If not, what exactly does it have a duty to protect??
…
Of
the fourteen defining characteristics of fascism (cited by Dr Lawrence Britt
after studying regimes of Hitler, Mussolini, Franco, Suharto, and several Latin
American countries), the Harper government along with its corporate
friends, is now clearly displaying seven
of these, including Mass Media Control, Obsession with National Security,
Corporate Power Protection, Suppression of Labour Rights, Disdain for Intellectuals
and the Arts, Obsession with Crime and Punishment, and Fraudulent Elections.
Personally,
I cannot wait for an election. Not that that will solve all our problems, but
it will be a good start if we can elect a government which does not have its
mind made up before it has the facts.
…
I can`t end my reflections without some good news on energy.
1. Germany generated over HALF of its electricity demand
from Solar Energy for the first time on June 9, 2014!!

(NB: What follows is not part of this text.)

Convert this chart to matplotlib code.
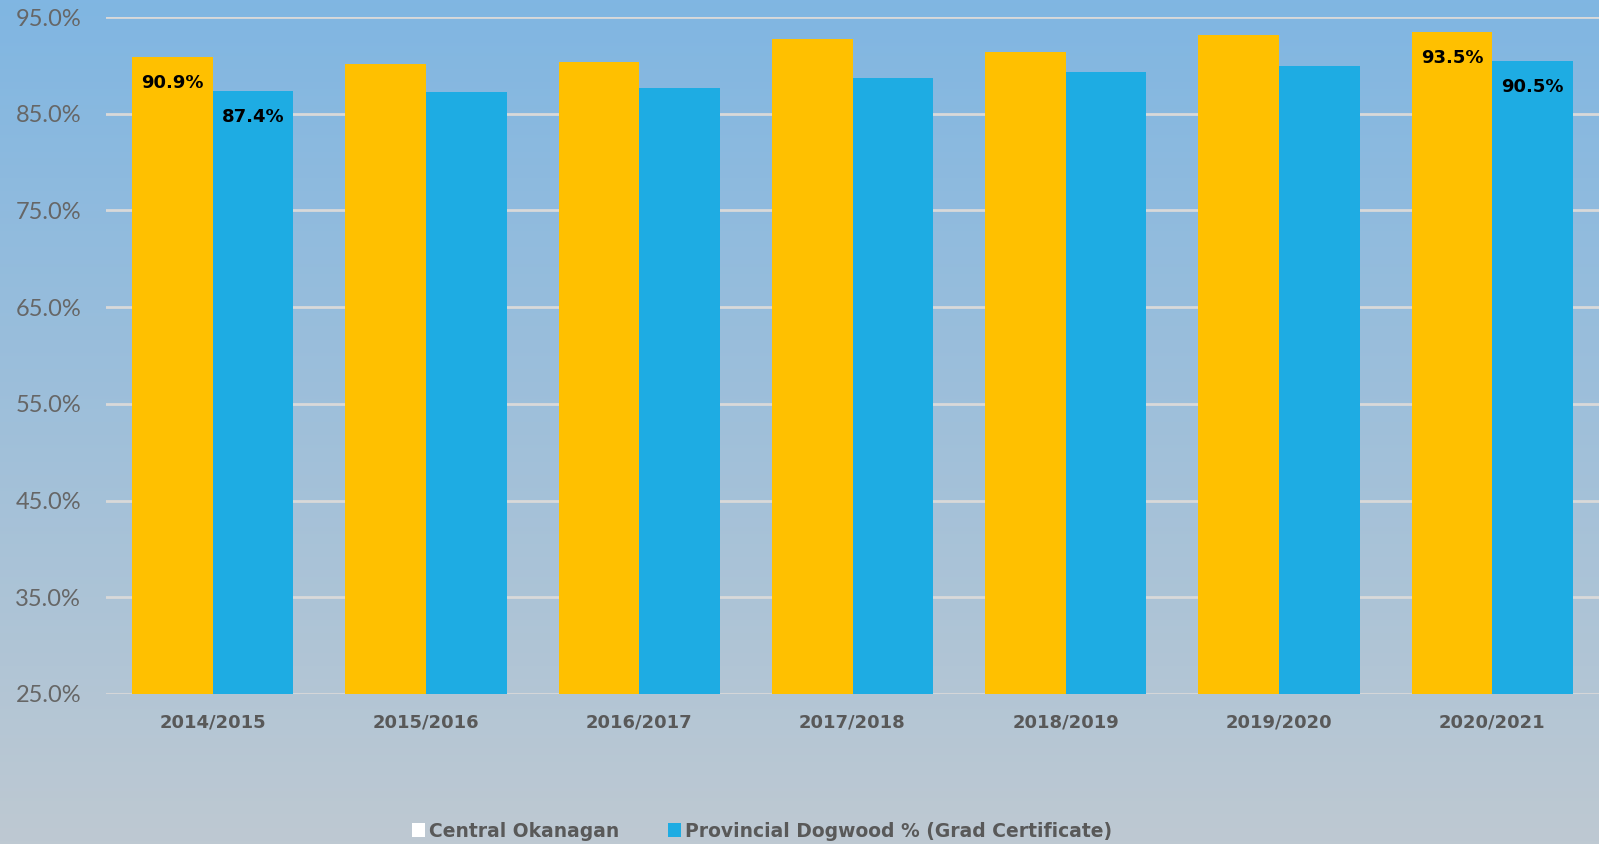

2. In France, some 20 companies and institutions employing
10 000 people have signed up to pay their staff
CDN $0.36/km to bike to work in a 6-month long experiment. Other
countries with bike-to-work schemes include: Netherlands, Denmark, UK, Belgium
and Germany.
3. One fifth of the world’s power production now comes from
renewable sources. In 2014, 95 developing countries have policies to support
renewable energy (compared to only 15 countries in 2005).